After a few hours or when the night was already half over, the sick nun woke up, and I used the opportunity to divert her attention, by pretending to be afraid that the sick nun might be choking again. Then I banged on the wall with my fist, and Padre Peters came, and when he saw that the sick woman did not need anything, he asked me why I had called him. I answered that I had not been calling him: I wanted the mistress to come and see if anything was needed, so that she could then call the Reverend Father.

He looked unsettled, and answered: “But don’t you know yourself if something is needed? And where is the mistress, then?”

And I answered: “The mistress is in your cell, Father.”

At which he said: “But she’s not in my room.”

And I said: “She is—I saw her go in.”

Meanwhile, I left the room to fetch something, but he quickly called me back to the sick nun’s cell and said that I was not allowed to enter his cell, and that if I needed something I should knock for him to come, but I should not leave the sickbed.

During the night I went barefoot to the door of Peters’ cell and
leaned against it very carefully, and I could hear them talking in muffled voices, but I could not make out the words.
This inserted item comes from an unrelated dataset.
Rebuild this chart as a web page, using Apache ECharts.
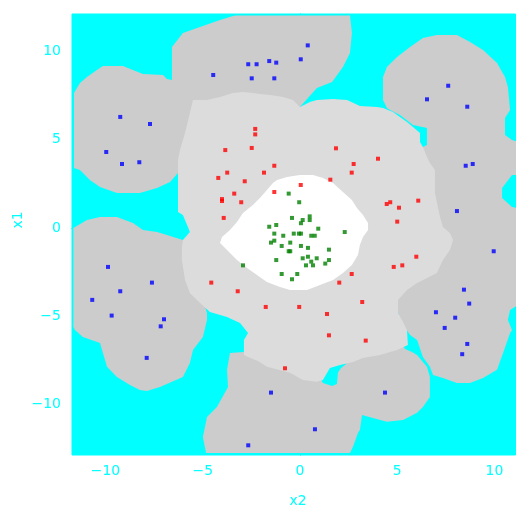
<!DOCTYPE html>
<html>
<head>
<meta charset="utf-8">
<script src="https://cdn.jsdelivr.net/npm/echarts@6/dist/echarts.min.js"></script>
<style>html,body{margin:0;padding:0;background:#fff;}#chart{width:518px;height:506px;}</style>
</head>
<body>
<div id="chart"></div>
<script>
// ---- data (x = x2, y = x1) ----
const bluePts = [[-9.24,6.30],[-7.71,5.90],[-9.96,4.31],[-9.15,3.63],[-8.26,3.73],
  [-4.46,8.68],[-2.66,9.29],[-2.23,9.29],[-2.48,8.49],[-1.58,9.47],[-1.22,9.38],[0.04,9.57],[0.40,10.36],[-1.32,8.49],
  [7.62,8.07],[6.53,7.30],[8.60,6.88],[8.52,3.53],[8.88,3.63],[8.07,0.96],[9.96,-1.32],
  [8.43,-3.50],[8.70,-4.29],[6.99,-4.78],[7.98,-5.09],[7.44,-5.67],[8.60,-6.58],[8.34,-7.16],
  [-1.49,-9.34],[4.37,-9.34],[0.77,-11.42],[-2.66,-12.33],
  [-9.87,-2.21],[-7.61,-3.10],[-9.24,-3.59],[-10.68,-4.08],[-9.68,-4.97],[-6.99,-5.18],[-7.16,-5.58],[-7.88,-7.37]];
const redPts = [[-2.30,5.62],[-2.30,5.31],[-3.84,4.42],[-2.48,4.54],[1.85,4.52],[-1.32,3.53],[2.76,3.63],[4.01,3.93],
  [-4.20,2.84],[-3.74,3.14],[-2.84,2.65],[-3.38,1.95],[-4.01,1.64],[-4.01,1.53],[-3.02,1.46],[-3.92,0.57],
  [-4.56,-3.10],[-3.20,-3.59],[-1.85,3.14],[2.66,3.14],[1.56,2.74],[0.04,2.44],[-1.32,2.04],
  [4.46,1.36],[4.64,1.46],[5.09,1.15],[6.08,1.55],[5.00,0.36],[5.98,-1.63],[4.82,-2.21],[5.26,-2.12],
  [2.66,-2.61],[2.02,-3.10],[3.20,-4.20],[-1.76,-4.48],[-0.04,-4.48],[1.39,-4.88],[1.49,-6.09],[3.38,-6.39],[-0.77,-7.96]];
const greenPts = [[-2.93,-2.12],[-0.58,1.95],[-0.04,1.46],[-0.41,0.57],[0.50,0.66],[0.50,0.45],[0.14,0.45],[0.05,0.27],
  [-1.58,0.07],[-1.22,0.17],[0.94,-0.04],[2.30,-0.23],[-1.32,-0.32],[-0.86,-0.44],[-0.32,-0.32],[-0.05,-0.32],[0.05,-0.32],
  [0.58,-0.44],[0.76,-0.44],[-1.32,-0.72],[-1.49,-0.83],[-0.50,-0.83],[-0.94,-1.02],[0.05,-1.02],[0.41,-1.13],
  [-0.58,-1.32],[-0.50,-1.32],[1.49,-1.23],[-1.22,-1.82],[0.14,-1.72],[0.41,-1.63],[0.86,-1.72],[0.58,-1.91],
  [0.31,-2.12],[0.67,-2.12],[1.30,-2.02],[1.49,-1.82],[-0.94,-2.61],[-0.14,-2.61],[-0.41,-2.91]];

// decision regions (outlines, data units)
const regionBlueTop = [[-11.62,7.66],[-11.31,8.22],[-10.95,8.56],[-10.44,8.96],[-10.13,9.19],[-9.10,9.19],[-8.59,8.96],
  [-8.07,8.74],[-7.04,8.68],[-6.84,8.45],[-6.58,8.40],[-6.58,10.27],[-6.02,11.06],[-5.14,11.40],[-4.11,11.80],[-3.44,12.03],
  [-3.29,12.05],[2.57,12.05],[2.67,11.06],[2.57,9.93],[2.21,9.13],[1.65,8.28],[0.87,7.94],[0.41,7.37],[0,6.86],
  [-0.51,5.56],[-5.14,5.56],[-5.91,3.01],[-6.27,3.12],[-6.68,2.61],[-7.35,2.27],[-8.23,1.99],[-9.41,1.99],[-10.28,2.33],
  [-10.80,2.72],[-11.31,3.29],[-11.62,3.40]];
const regionBlueRight = [[4.27,8.56],[4.47,9.13],[4.99,9.70],[5.66,10.27],[6.32,10.78],[7.04,10.95],[8.07,10.95],[8.74,10.55],
  [9.41,10.10],[10.13,9.36],[10.54,8.56],[10.69,8.00],[10.80,6.69],[10.54,6.24],[10.54,5.28],[10.90,4.99],[11.2,4.88],
  [11.2,3.01],[10.90,3.01],[10.39,2.27],[10.39,1.70],[10.90,1.19],[11.2,1.13],[11.2,-4.37],[10.80,-4.65],[10.69,-5.22],
  [10.90,-5.79],[10.80,-5.96],[10.44,-7.09],[10.13,-8.05],[9.41,-8.51],[8.74,-8.79],[8.07,-8.79],[7.35,-8.51],[6.84,-8.34],
  [6.68,-7.88],[6.32,-7.32],[6.02,-6.35],[5.66,-6.07],[5.14,-5.22],[4.88,-4.08],[6.17,-2.38],[6.43,1.59],[6.07,3.57],
  [6.32,4.59],[6.53,4.71],[6.53,5.67],[5.81,5.84],[5.14,6.41],[4.63,6.69],[4.47,6.81],[4.27,7.26]];
const regionBlueBottom = [[-4.83,-12.76],[-4.99,-11.86],[-4.78,-10.72],[-4.27,-10.15],[-3.70,-9.02],[-3.75,-8.05],[-3.60,-7.09],
  [-2.88,-7.03],[-1.03,-7.77],[0.93,-8.34],[1.18,-8.79],[1.65,-8.96],[1.90,-8.85],[1.95,-8.22],[2.11,-7.94],[2.31,-7.77],
  [3.08,-6.92],[5.14,-6.35],[5.40,-6.86],[5.76,-7.03],[6.02,-7.20],[6.53,-7.88],[6.68,-8.45],[6.68,-9.59],[6.32,-10.15],
  [6.02,-10.49],[5.30,-10.89],[4.47,-11.00],[3.75,-10.78],[3.19,-10.61],[3.08,-11.46],[2.98,-11.63],[2.72,-12.42],[2.57,-12.76]];
const regionBlueLeft = [[-11.65,0],[-10.95,0.45],[-10.28,0.62],[-9.41,0.62],[-8.59,0.28],[-8.07,-0.11],[-7.35,-0.23],
  [-6.84,-0.40],[-6.02,-0.68],[-5.40,-1.82],[-4.99,-4.08],[-4.78,-4.82],[-4.78,-5.22],[-4.99,-6.18],[-5.50,-6.92],
  [-5.66,-7.66],[-6.02,-8.45],[-7.20,-9.02],[-7.87,-9.25],[-8.23,-9.19],[-8.74,-8.91],[-9.41,-8.45],[-9.92,-7.88],
  [-10.13,-7.09],[-10.28,-6.52],[-11.16,-6.18],[-11.57,-5.79],[-11.65,-5.62]];
const regionRed = [[-5.50,7.26],[-4.78,7.26],[-4.11,7.43],[-3.44,7.66],[-2.93,7.71],[-2.42,7.66],[-2.06,7.60],[-1.54,7.54],
  [-0.87,7.43],[-0.36,7.26],[0,6.86],[0.51,7.15],[0.87,7.26],[1.70,7.32],[2.42,7.26],[3.08,6.92],[3.96,6.86],[4.27,6.81],
  [4.78,6.58],[5.14,6.30],[5.50,6.01],[5.81,5.73],[6.17,5.39],[6.17,4.88],[6.32,4.59],[6.53,4.03],[6.68,3.69],[6.94,3.29],
  [6.94,1.99],[7.20,0.62],[7.35,0.06],[7.71,-0.28],[7.87,-0.68],[7.71,-1.25],[7.35,-1.82],[7.04,-2.55],[6.02,-3.12],
  [5.50,-3.52],[5.04,-4.08],[5.04,-4.82],[5.30,-5.33],[5.50,-5.79],[5.55,-6.64],[4.99,-6.92],[4.11,-7.20],[3.24,-7.37],
  [2.72,-7.60],[2.06,-7.77],[1.54,-7.94],[1.18,-8.62],[0.87,-8.73],[0.15,-8.62],[-0.51,-8.22],[-1.70,-7.88],[-2.16,-7.54],
  [-2.67,-7.32],[-2.88,-7.20],[-2.88,-6.35],[-2.67,-5.96],[-3.08,-5.39],[-3.75,-5.05],[-4.63,-4.76],[-5.14,-4.25],
  [-5.66,-3.69],[-5.91,-2.95],[-6.07,-1.82],[-6.07,-1.08],[-6.02,-0.68],[-5.66,-0.23],[-5.76,0.06],[-6.02,0.74],
  [-6.27,0.91],[-6.27,3.86],[-6.17,4.42],[-5.91,5.39],[-5.66,6.52]];
const regionGreen = [[-1.18,2.72],[-0.67,2.89],[0,3.01],[0.67,3.01],[1.18,2.84],[1.70,2.55],[2.21,2.04],[2.67,1.59],
  [2.93,1.13],[3.24,0.74],[3.50,0.28],[3.50,-0.11],[3.24,-0.51],[3.08,-0.96],[2.98,-1.53],[2.67,-2.10],[2.21,-2.55],
  [1.70,-2.95],[1.03,-3.23],[0.36,-3.52],[-0.51,-3.52],[-1.03,-3.35],[-1.70,-3.06],[-2.21,-2.67],[-2.72,-2.27],
  [-3.24,-1.82],[-3.75,-1.25],[-4.11,-0.85],[-4.01,-0.51],[-3.60,-0.11],[-3.24,0.34],[-2.93,0.85],[-2.42,1.30],
  [-2.06,1.70],[-1.70,2.16],[-1.39,2.55]];

const xTicks = [-10, -5, 0, 5, 10];
const yTicks = [-10, -5, 0, 5, 10];
const xRange = [-11.72, 11.08];
const yRange = [-12.88, 12.14];

const CYAN = '#00ffff';
const fmt = v => (v < 0 ? '\u2212' + Math.abs(v) : String(v));
const FONT = 'DejaVu Sans';

function regionSeries(pts, color, z) {
  return {
    type: 'custom', clip: true, silent: true, z: z,
    data: [pts[0]],
    renderItem: function (params, api) {
      return { type: 'polygon', shape: { points: pts.map(p => api.coord(p)) }, style: { fill: color } };
    }
  };
}
function scatter(pts, color) {
  return { type: 'scatter', data: pts, symbol: 'rect', symbolSize: 4, itemStyle: { color: color }, z: 10, silent: true };
}
function axisCommon(ticks, showLabel, range) {
  return {
    type: 'value', min: range[0], max: range[1],
    splitLine: { show: false },
    axisLine: { show: true, lineStyle: { color: CYAN, width: 1 } },
    axisTick: { show: true, length: 5, inside: false, customValues: ticks, lineStyle: { color: CYAN, width: 1 } },
    axisLabel: { show: showLabel, customValues: ticks, formatter: fmt, color: CYAN, fontSize: 14, fontFamily: FONT }
  };
}

const chart = echarts.init(document.getElementById('chart'), null, { renderer: 'canvas' });
const xb = axisCommon(xTicks, true, xRange); xb.position = 'bottom'; xb.axisLabel.margin = 9;
const xt = axisCommon(xTicks, false, xRange); xt.position = 'top';
const yl = axisCommon(yTicks, true, yRange); yl.position = 'left'; yl.axisLabel.margin = 11;
const yr = axisCommon(yTicks, false, yRange); yr.position = 'right';

chart.setOption({
  animation: false,
  backgroundColor: '#ffffff',
  grid: { left: 72, right: 2.5, top: 14, bottom: 51, show: true, backgroundColor: CYAN, borderColor: CYAN, borderWidth: 1 },
  xAxis: [xb, xt],
  yAxis: [yl, yr],
  graphic: [
    { type: 'text', x: 298, y: 501, style: { text: 'x2', fill: CYAN, font: '14px ' + FONT, align: 'center', verticalAlign: 'middle' } },
    { type: 'text', x: 18, y: 220, rotation: Math.PI / 2, style: { text: 'x1', fill: CYAN, font: '14px ' + FONT, align: 'center', verticalAlign: 'middle' } }
  ],
  series: [
    regionSeries(regionBlueTop, '#cccccc', 1),
    regionSeries(regionBlueRight, '#cccccc', 1),
    regionSeries(regionBlueBottom, '#cccccc', 1),
    regionSeries(regionBlueLeft, '#cccccc', 1),
    regionSeries(regionRed, '#dcdcdc', 2),
    regionSeries(regionGreen, '#ffffff', 3),
    scatter(bluePts, '#0000ff'),
    scatter(redPts, '#ff0000'),
    scatter(greenPts, '#008000')
  ]
});
</script>
</body>
</html>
Maria Luisa often spent time in Peters’ cell, either alone or with him; sometimes the abbess knew, and then they would leave the door open, but otherwise they shut it, so that nobody, not even I, would know that they had shut themselves in there. After the mistress had been with the padre on these nights, and particularly on the above-mentioned night, when she came to the sick woman, I noticed as she came closer to me that her hands, shoulders and head smelled very strongly of tobacco. She herself did not consume it, but Peters did, in large quantities. When I kissed the mistress’s hand, I said to her: “my mother mistress, you reek of tobacco, did the padre touch you with his tobacco-covered hands?” She did not answer, but smiled. I asked her this question several times. Maria Giacinta asked her the same thing, when she noticed the smell just as I did. Due to the affection that the mistress showed to me and to Maria Giacinta, I also kissed her shoulders, and her head, and everywhere she stank of tobacco.